Plotting code records
*****

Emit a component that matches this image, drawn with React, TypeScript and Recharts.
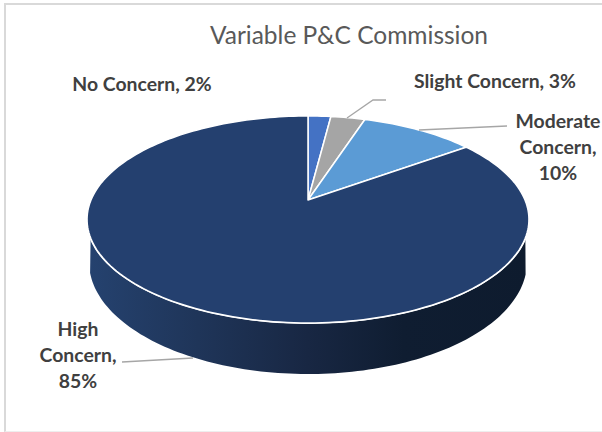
import React from 'react';
import { PieChart, Pie, Cell } from 'recharts';

const categories = ['No Concern', 'Slight Concern', 'Moderate Concern', 'High Concern'];
const shares = [2, 3, 10, 85];
const colors = ['#4472C4', '#A5A5A5', '#5B9BD5', '#24406F'];

const data = categories.map((name, i) => ({ name, value: shares[i] }));

// label placement, same order as categories
const labelLines = [
  ['No Concern, 2%'],
  ['Slight Concern, 3%'],
  ['Moderate', 'Concern,', '10%'],
  ['High', 'Concern,', '85%'],
];
const labelAt = [
  { x: 142, y: 91, leader: '' },
  { x: 495, y: 88, leader: 'M347,118 L373,100 L386,100' },
  { x: 558, y: 128, leader: 'M419,130 L507,126' },
  { x: 78, y: 336, leader: 'M122,362 L193,358' },
];

// Excel style 3D tilt: the centre of the pie sits above the middle of the ellipse
const TILT = 0.188;
const SQUASH = 0.46;

const project = (cx: number, cy: number, r: number, deg: number) => {
  const u = Math.cos((deg * Math.PI) / 180);
  const v = Math.sin((deg * Math.PI) / 180);
  const d = 1 + TILT * v;
  return [cx + (r * u) / d, cy - (r * SQUASH * v) / d];
};

const arcPoints = (cx: number, cy: number, r: number, from: number, to: number) => {
  const steps = Math.max(2, Math.ceil(Math.abs(to - from) / 1.5));
  const pts: string[] = [];
  for (let i = 0; i <= steps; i++) {
    const [x, y] = project(cx, cy, r, from + ((to - from) * i) / steps);
    pts.push(`${x.toFixed(2)},${y.toFixed(2)}`);
  }
  return pts;
};

// front wall, only the big slice reaches the front
const FRONT_RIGHT = -20.8;
const FRONT_LEFT = -159.2;

const Slice = (props: any) => {
  const { cx, cy, outerRadius: r, startAngle, endAngle, fill, index } = props;
  const rim = arcPoints(cx, cy, r, startAngle, endAngle);
  const top = `M${cx},${cy} L${rim.join(' L')} Z`;
  let wall = null;
  if (index === 3) {
    const front = arcPoints(cx, cy, r, FRONT_RIGHT, FRONT_LEFT);
    const bottom: string[] = [];
    for (let a = 185.6; a <= 354.4; a += 1.5) {
      const t = (a * Math.PI) / 180;
      bottom.push(`${(cx + r * 1.009 * Math.cos(t)).toFixed(2)},${(cy + 62 - 112 * Math.sin(t)).toFixed(2)}`);
    }
    wall = (
      <g>
        <path d={`M${front.join(' L')} L${bottom.join(' L')} Z`} fill="url(#wallShade)" />
        <path d={`M${front.join(' L')}`} fill="none" stroke="#fff" strokeWidth={2} />
      </g>
    );
  }
  return (
    <g>
      {wall}
      <path d={top} fill={fill} stroke="#fff" strokeWidth={1.5} strokeLinejoin="round" />
    </g>
  );
};

const SliceLabel = (props: any) => {
  const { index } = props;
  const at = labelAt[index];
  return (
    <g>
      {at.leader && <path d={at.leader} fill="none" stroke="#A6A6A6" strokeWidth={1.3} />}
      <text
        x={at.x}
        y={at.y}
        textAnchor="middle"
        fontFamily="Lato, sans-serif"
        fontWeight={700}
        fontSize={19.4}
        fill="#404040"
      >
        {labelLines[index].map((line, i) => (
          <tspan key={line} x={at.x} dy={i === 0 ? 0 : 26}>
            {line}
          </tspan>
        ))}
      </text>
    </g>
  );
};

const App = () => {
  return (
    <div style={{ position: 'fixed', left: 0, top: 0, width: 602, height: 432, background: '#fff', overflow: 'hidden' }}>
      <div
        style={{
          position: 'absolute',
          left: 4,
          top: 3,
          width: 640,
          height: 426,
          borderLeft: '2px solid #d9d9d9',
          borderTop: '2px solid #d9d9d9',
          borderBottom: '1px solid #eeeeee',
        }}
      />
      <div style={{ position: 'absolute', left: 0, top: 0 }}>
        <PieChart width={602} height={432} margin={{ top: 0, right: 0, bottom: 0, left: 0 }}>
          <defs>
            <linearGradient id="wallShade" gradientUnits="userSpaceOnUse" x1="88" y1="0" x2="527" y2="0">
              <stop offset="0%" stopColor="#25426f" />
              <stop offset="25%" stopColor="#1f3559" />
              <stop offset="50%" stopColor="#182743" />
              <stop offset="72%" stopColor="#0f1d31" />
              <stop offset="100%" stopColor="#0e1b2e" />
            </linearGradient>
          </defs>
          <text x={349} y={44} textAnchor="middle" fontFamily="Lato, sans-serif" fontSize={24.5} fill="#595959">
            Variable P&amp;C Commission
          </text>
          <Pie
            data={data}
            dataKey="value"
            nameKey="name"
            cx={308}
            cy={200}
            innerRadius={0}
            outerRadius={217}
            startAngle={90}
            endAngle={-270}
            paddingAngle={0}
            shape={Slice}
            label={SliceLabel}
            labelLine={false}
            isAnimationActive={false}
          >
            {data.map((d, i) => (
              <Cell key={d.name} fill={colors[i]} />
            ))}
          </Pie>
        </PieChart>
      </div>
    </div>
  );
};

export default App;
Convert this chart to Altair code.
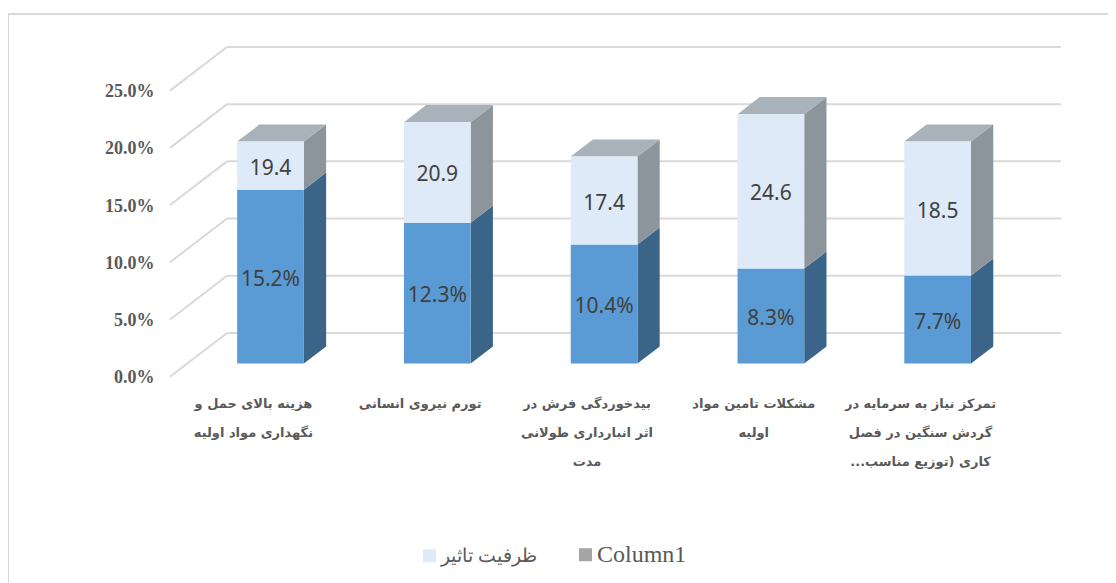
import altair as alt
import pandas as pd

# ---- values ----
categories = [
    "هزینه بالای حمل و\nنگهداری مواد اولیه",
    "تورم نیروی انسانی",
    "بیدخوردگی فرش در\nاثر انبارداری طولانی\nمدت",
    "مشکلات تامین مواد\nاولیه",
    "تمرکز نیاز به سرمایه در\nگردش سنگین در فصل\nکاری (توزیع مناسب...\u200f",
]
lower_values = [15.2, 12.3, 10.4, 8.3, 7.7]
upper_tops = [19.4, 21.1, 18.1, 21.8, 19.4]
lower_labels = ["15.2%", "12.3%", "10.4%", "8.3%", "7.7%"]
upper_labels = ["19.4", "20.9", "17.4", "24.6", "18.5"]
axis_ticks = [0, 5, 10, 15, 20, 25]
legend_names = ["ظرفیت تاثیر", "Column1"]
legend_colors = ["#deeaf7", "#a5a5a5"]

# ---- 3-D projection of the depth axis, in data units ----
WALL_X = 0.342    # category units for full floor depth
WALL_Y = 3.82     # percent units for full floor depth
D_FRONT, D_BACK = 0.30, 0.69
HALF = 0.2

x_scale = alt.Scale(domain=[-0.56, 4.896], nice=False, zero=False)
y_scale = alt.Scale(domain=[0, 30.3], nice=False, zero=False)
GRID = "#d9d9d9"

grid = pd.DataFrame({"v": axis_ticks})
grid["xa"] = -0.5
grid["xb"] = -0.5 + WALL_X
grid["xc"] = 4.5 + WALL_X
grid["yb"] = grid["v"] + WALL_Y

front, side, top, text = [], [], [], []
for i in range(len(categories)):
    cx = i + D_FRONT * WALL_X
    base = D_FRONT * WALL_Y
    rise = (D_BACK - D_FRONT) * WALL_Y
    run = (D_BACK - D_FRONT) * WALL_X
    x0, x1 = cx - HALF, cx + HALF
    lo, hi = base, base + lower_values[i]
    tp = base + upper_tops[i]
    front.append(dict(x=x0, x2=x1, y=lo, y2=hi, c="#5b9bd5"))
    front.append(dict(x=x0, x2=x1, y=hi, y2=tp, c="#deeaf7"))
    for name, a, b, col in [("l", lo, hi, "#3a6488"), ("u", hi, tp, "#8d959c")]:
        side.append(dict(k=f"{i}{name}", x=x1, y=a, y2=b, c=col))
        side.append(dict(k=f"{i}{name}", x=x1 + run, y=a + rise, y2=b + rise, c=col))
    top.append(dict(k=i, y=tp, x=x0, x2=x1))
    top.append(dict(k=i, y=tp + rise, x=x0 + run, x2=x1 + run))
    text.append(dict(x=cx, y=(lo + hi) / 2, t=lower_labels[i]))
    text.append(dict(x=cx, y=(hi + tp) / 2, t=upper_labels[i]))

y_axis = alt.Axis(
    values=axis_ticks, title=None, domain=False, ticks=False, grid=False,
    labelExpr="format(datum.value,'.1f')+'%'",
    labelFont="Liberation Serif", labelFontWeight="bold", labelFontSize=18,
    labelColor="#595959", labelPadding=6, labelOffset=1,
)

X = lambda f: alt.X(f, type="quantitative", scale=x_scale, axis=None)
Y = lambda f: alt.Y(f, type="quantitative", scale=y_scale, axis=y_axis, stack=None)

grid_back = alt.Chart(grid).mark_rule(color=GRID, strokeWidth=2).encode(
    x=X("xb"), x2="xc", y=Y("yb"),
)
grid_left = alt.Chart(grid).mark_rule(color=GRID, strokeWidth=2).encode(
    x=X("xa"), x2="xb", y=Y("v"), y2="yb",
)

side_faces = alt.Chart(pd.DataFrame(side)).mark_area(opacity=1).encode(
    x=X("x"), y=Y("y"), y2="y2", detail="k:N",
    fill=alt.Fill("c:N", scale=None),
)
top_faces = alt.Chart(pd.DataFrame(top)).mark_area(orient="horizontal", color="#a7b2ba").encode(
    y=Y("y"), x=alt.X("x", type="quantitative", scale=x_scale, axis=None, stack=None),
    x2="x2", detail="k:N",
)
front_faces = alt.Chart(pd.DataFrame(front)).mark_rect().encode(
    x=X("x"), x2="x2", y=Y("y"), y2="y2",
    fill=alt.Fill("c:N", scale=None),
)
value_labels = alt.Chart(pd.DataFrame(text)).mark_text(
    font="Noto Sans", fontSize=21, color="#404040", dy=3
).encode(x=X("x"), y=Y("y"), text="t:N")

cat_labels = alt.Chart(
    pd.DataFrame({"x": list(range(len(categories))), "t": categories})
).mark_text(
    font="DejaVu Sans", fontWeight="bold", fontSize=13, color="#595959",
    lineBreak="\n", lineHeight=29, baseline="top", align="center",
).encode(x=X("x"), y=alt.value(368), text="t:N")

legend_mark = alt.Chart(pd.DataFrame({"s": legend_names})).mark_square(size=0).encode(
    x=alt.value(0), y=alt.value(0),
    color=alt.Color("s:N", scale=alt.Scale(domain=legend_names, range=legend_colors),
        legend=alt.Legend(
            title=None, orient="none", legendX=260, legendY=515, direction="horizontal",
            symbolType="square", symbolSize=169, symbolOpacity=1, symbolStrokeWidth=0,
            labelFont="Liberation Serif",
            labelFontSize=alt.expr("datum.label == 'Column1' ? 24 : 19"),
            labelColor="#595959",
            labelOffset=2, columnPadding=39, labelLimit=300,
        )),
)

frame_top = alt.Chart(pd.DataFrame({"a": [0]})).mark_rule(color=GRID, strokeWidth=2).encode(
    x=alt.value(-152), x2=alt.value(948), y=alt.value(-16),
)
frame_left = alt.Chart(pd.DataFrame({"a": [0]})).mark_rule(color=GRID, strokeWidth=2).encode(
    x=alt.value(-152), y=alt.value(-16), y2=alt.value(553),
)

chart = alt.layer(
    frame_top, frame_left, grid_back, grid_left, side_faces, top_faces,
    front_faces, value_labels, cat_labels, legend_mark,
).properties(
    width=910, height=346.7,
    padding={"left": 152, "top": 22, "right": 38, "bottom": 206},
    autosize=alt.AutoSizeParams(type="none"),
    background="white",
).configure_view(stroke=None)

chart.save("out.html", embed_options={"renderer": "svg", "actions": False})
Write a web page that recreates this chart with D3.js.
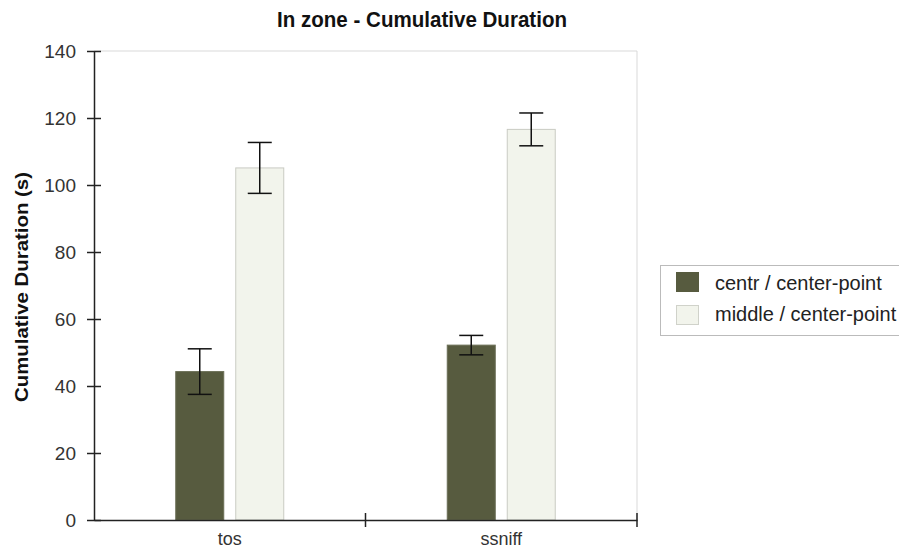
<!DOCTYPE html>
<html><head><meta charset="utf-8">
<script src="https://cdn.jsdelivr.net/npm/d3@7"></script>
<style>body{margin:0;background:#fff;} svg{display:block;font-family:"Liberation Sans",Arial,sans-serif;}</style>
</head><body>
<svg id="c" width="899" height="550"></svg>
<script>
const categories = ["tos", "ssniff"];
const seriesNames = ["centr / center-point", "middle / center-point"];
const centrValues = [44.3, 52.2];
const centrErrors = [6.8, 2.9];
const middleValues = [105.1, 116.6];
const middleErrors = [7.6, 4.9];
const yTicks = [0, 20, 40, 60, 80, 100, 120, 140];
const colors = ["#575b3f", "#f2f4ec"];

(function(){
const svg = d3.select("#c");
const pL = 94, pR = 637, pT = 51, pB = 520;

const x0 = d3.scaleBand().domain(categories).range([pL, pR]).padding(0);
const x1 = d3.scaleBand().domain(seriesNames).range([0, 108]).paddingInner(0.2).paddingOuter(0);
const y = d3.scaleLinear().domain([0, 140]).range([pB, pT]);

const data = [];
categories.forEach((c, i) => {
  data.push({cat: c, s: seriesNames[0], v: centrValues[i], e: centrErrors[i], col: colors[0]});
  data.push({cat: c, s: seriesNames[1], v: middleValues[i], e: middleErrors[i], col: colors[1]});
});
const bx = d => x0(d.cat) + x0.bandwidth()/2 - 54 + x1(d.s);

svg.append("path").attr("d", `M${pL},${pT}H${pR}V${pB}`)
  .attr("fill", "none").attr("stroke", "#d9d9d9").attr("stroke-width", 1);

svg.append("text").attr("x", 422).attr("y", 27).attr("text-anchor", "middle")
  .attr("font-size", 22).attr("font-weight", "bold").attr("fill", "#111")
  .attr("textLength", 290).attr("lengthAdjust", "spacingAndGlyphs")
  .text("In zone - Cumulative Duration");

svg.append("text").attr("transform", `translate(28,287) rotate(-90)`)
  .attr("text-anchor", "middle").attr("font-size", 19).attr("font-weight", "bold").attr("fill", "#111")
  .attr("textLength", 230).attr("lengthAdjust", "spacingAndGlyphs")
  .text("Cumulative Duration (s)");

svg.selectAll("rect.bar").data(data).enter().append("rect")
  .attr("x", d => bx(d)).attr("width", x1.bandwidth())
  .attr("y", d => y(d.v)).attr("height", d => y(0) - y(d.v))
  .attr("fill", d => d.col)
  .attr("stroke", d => d.col === colors[1] ? "#c9cbc3" : "#6a6e55").attr("stroke-width", 1);

const eg = svg.selectAll("g.err").data(data).enter().append("g").attr("stroke", "#111").attr("stroke-width", 1.5);
eg.append("line").attr("x1", d => bx(d) + x1.bandwidth()/2).attr("x2", d => bx(d) + x1.bandwidth()/2)
  .attr("y1", d => y(d.v + d.e)).attr("y2", d => y(d.v - d.e));
eg.append("line").attr("x1", d => bx(d) + x1.bandwidth()/2 - 12).attr("x2", d => bx(d) + x1.bandwidth()/2 + 12)
  .attr("y1", d => y(d.v + d.e)).attr("y2", d => y(d.v + d.e));
eg.append("line").attr("x1", d => bx(d) + x1.bandwidth()/2 - 12).attr("x2", d => bx(d) + x1.bandwidth()/2 + 12)
  .attr("y1", d => y(d.v - d.e)).attr("y2", d => y(d.v - d.e));

const ya = svg.append("g").attr("transform", `translate(${pL},0)`)
  .call(d3.axisLeft(y).tickValues(yTicks).tickSize(7).tickSizeOuter(0).tickPadding(8));
ya.select(".domain").attr("stroke", "#222").attr("stroke-width", 1.5);
ya.selectAll(".tick line").attr("stroke", "#222").attr("stroke-width", 1.5).attr("x2", 7).attr("x1", -7);
ya.selectAll(".tick text").attr("font-size", 19).attr("fill", "#333").attr("font-family", "Liberation Sans, Arial, sans-serif").attr("x", -18);

const xa = svg.append("g").attr("transform", `translate(0,${pB})`)
  .call(d3.axisBottom(x0).tickSize(0).tickSizeOuter(0).tickPadding(12));
xa.select(".domain").attr("stroke", "#222").attr("stroke-width", 1.5);
xa.selectAll(".tick text").attr("font-size", 18).attr("fill", "#333").attr("font-family", "Liberation Sans, Arial, sans-serif").attr("y", 12);
const bounds = categories.slice(1).map(c => x0(c)).concat([pR]);
xa.selectAll("line.bt").data(bounds).enter().append("line")
  .attr("x1", d => d).attr("x2", d => d).attr("y1", -7).attr("y2", 7)
  .attr("stroke", "#222").attr("stroke-width", 1.5);

const lg = svg.append("g").attr("transform", "translate(660,265)");
lg.append("rect").attr("x", 0.5).attr("y", 0.5).attr("width", 260).attr("height", 70)
  .attr("fill", "#fff").attr("stroke", "#bbb");
seriesNames.forEach((s, i) => {
  lg.append("rect").attr("x", 16.5).attr("y", 7.5 + i * 33).attr("width", 22).attr("height", 19)
    .attr("fill", colors[i]).attr("stroke", i === 1 ? "#d0d2ca" : colors[i]);
  lg.append("text").attr("x", 55).attr("y", 25 + i * 31).attr("font-size", 20).attr("fill", "#222").text(s);
});
})();
</script>
</body></html>
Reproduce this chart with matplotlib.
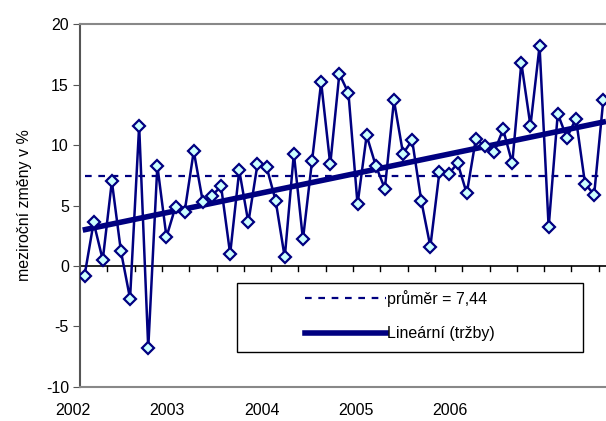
import numpy as np
import matplotlib.pyplot as plt
from matplotlib.patches import Rectangle
from matplotlib.lines import Line2D

plt.rcParams['font.family'] = ['Liberation Sans', 'DejaVu Sans']
plt.rcParams['axes.unicode_minus'] = False

# meziroční změny tržeb v % (měsíčně od 2002)
trzby = [-0.8, 3.6, 0.5, 7.0, 1.2, -2.7, 11.6, -6.8, 8.3, 2.4,
         4.9, 4.5, 9.5, 5.3, 5.8, 6.6, 1.0, 7.9, 3.6, 8.4,
         8.2, 5.4, 0.7, 9.3, 2.2, 8.7, 15.2, 8.4, 15.9, 14.3,
         5.1, 10.8, 8.3, 6.4, 13.7, 9.3, 10.4, 5.4, 1.6, 7.8,
         7.6, 8.5, 6.0, 10.5, 9.9, 9.4, 11.3, 8.5, 16.8, 11.6,
         18.2, 3.2, 12.6, 10.6, 12.2, 6.8, 5.9, 13.7]
prumer = 7.44
roky = ['2002', '2003', '2004', '2005', '2006']
roky_pos = [-0.013, 0.165, 0.346, 0.525, 0.703]  # v jednotkách osy

navy = '#000080'
fs = 11.5

fig = plt.figure(figsize=(6.06, 4.21), dpi=100)
ax = fig.add_axes([80 / 606, (421 - 386.7) / 421, 526 / 606, (386.7 - 24.3) / 421])

n = len(trzby)
x = np.arange(n) + 0.5
xmax = 526 / 9.1

# průměr
ax.plot([x[0], x[-1]], [prumer, prumer], color=navy, lw=1.6, ls=(0, (3, 3)), zorder=2)

# lineární trend
k, q = np.polyfit(x, trzby, 1)
xt = np.array([0.3, xmax])
ax.plot(xt, k * xt + q, color=navy, lw=4, solid_capstyle='butt', zorder=3)

# data
ax.plot(x, trzby, color=navy, lw=1.8, marker='D', ms=6.5, mfc='#ccffff',
        mec=navy, mew=1.6, zorder=4)

ax.set_xlim(0, xmax)
ax.set_ylim(-10, 20)
ax.set_yticks(range(-10, 21, 5))
ax.tick_params(axis='y', direction='out', length=5, color='#555555', labelsize=fs, pad=3)
ax.set_xticks([])

# osa x na nule s čárkami
ax.axhline(0, color='black', lw=1.2, zorder=1)
for t in np.arange(3, xmax, 3):
    ax.plot([t, t], [0, -0.45], color='black', lw=1, clip_on=False, zorder=1)

for s in ['top', 'bottom']:
    ax.spines[s].set_color('#888888')
    ax.spines[s].set_linewidth(1.5)
ax.spines['right'].set_visible(False)
ax.spines['left'].set_color('#555555')
ax.spines['left'].set_linewidth(1.5)

for lab, p in zip(roky, roky_pos):
    ax.text(p, -0.065, lab, transform=ax.transAxes, ha='center', va='center', fontsize=fs)

ax.set_ylabel('meziroční změny v %', fontsize=fs, labelpad=10)

# legenda
fig.patches.append(Rectangle((236.7 / 606, (421 - 351.7) / 421), (583.3 - 236.7) / 606,
                             69 / 421, transform=fig.transFigure, fill=True,
                             facecolor='white', edgecolor='black', lw=1, zorder=5))
h = [Line2D([], [], color=navy, lw=1.6, ls=(0, (3, 3))),
     Line2D([], [], color=navy, lw=4)]
leg = fig.legend(h, ['průměr = %s' % str(prumer).replace('.', ','), 'Lineární (tržby)'],
                 loc='upper left', bbox_to_anchor=(305 / 606, (421 - 290) / 421),
                 frameon=False, fontsize=fs, handlelength=5.1, handletextpad=0.05,
                 labelspacing=1.2, borderaxespad=0, borderpad=0)
leg.set_zorder(6)

fig.savefig('out.png', dpi=100)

*****

*What you should do*: Identify the lines above with the word "this". Copy them.

*Solution*:
Emit a component that matches this image, drawn with React, TypeScript and Recharts.
Convert this chart to Altair code.
Write a web page that recreates this chart with D3.js.
Reproduce this chart with matplotlib.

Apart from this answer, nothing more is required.